Photo. Refugees waiting to be admitted to the Marienfelde Refugee Center, August 14, 1961
© DHM-Schirner

December 2012

Child's Painting from the daycare at the State of Berlin's Central Intake Center for Ethnic German Repatriates at the former Marienfelde Refugee Center

Child's Painting
Tanja painted this picture of a winter landscape while at the daycare in the State of Berlin's Central Intake Center for Ethnic German Repatriates. We don't know what happened to Tanja – all we know is that she and her family were among those who came to Berlin as “late repatriates” between 1990 and 2010. When the division of Germany ended in 1990, the former Marienfelde Refugee Center went from serving refugees from the GDR to being the Central Intake Center for Late Repatriates.
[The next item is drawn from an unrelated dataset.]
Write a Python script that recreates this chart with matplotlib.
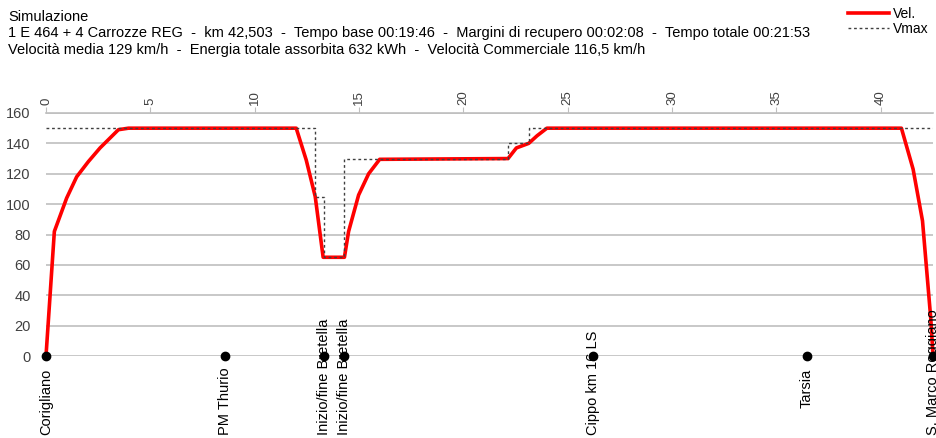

The daycare was one of the facilities that set the course for integration, but it was also somewhere where kids could simply be kids. This was particularly important considering the all that the children had just experienced in the migration process. Arrival in a country where everyone spoke a different language and the loss of familiar surroundings and friends were huge challenges, especially for children. In order to make the transition time easier for them and, at the same time, to help them through integration and learning a new language, the educators at the daycare spoke multiple languages. Some had even gone through similar experiences and knew first-hand how difficult the path to a new life could be. They were thus able to bring the children into their new lives and teach them a new language in a particularly suitable way.

Today, there is still a daycare at Marienfelde where children from all over the world are cared for. In 2010 the Central Intake Center for Late Repatriates became a transitional home for asylum applicants. Children whose families came to Germany as refugees and who are waiting in the transitional home for the resolution of their applications still find a place today to play and paint at the daycare.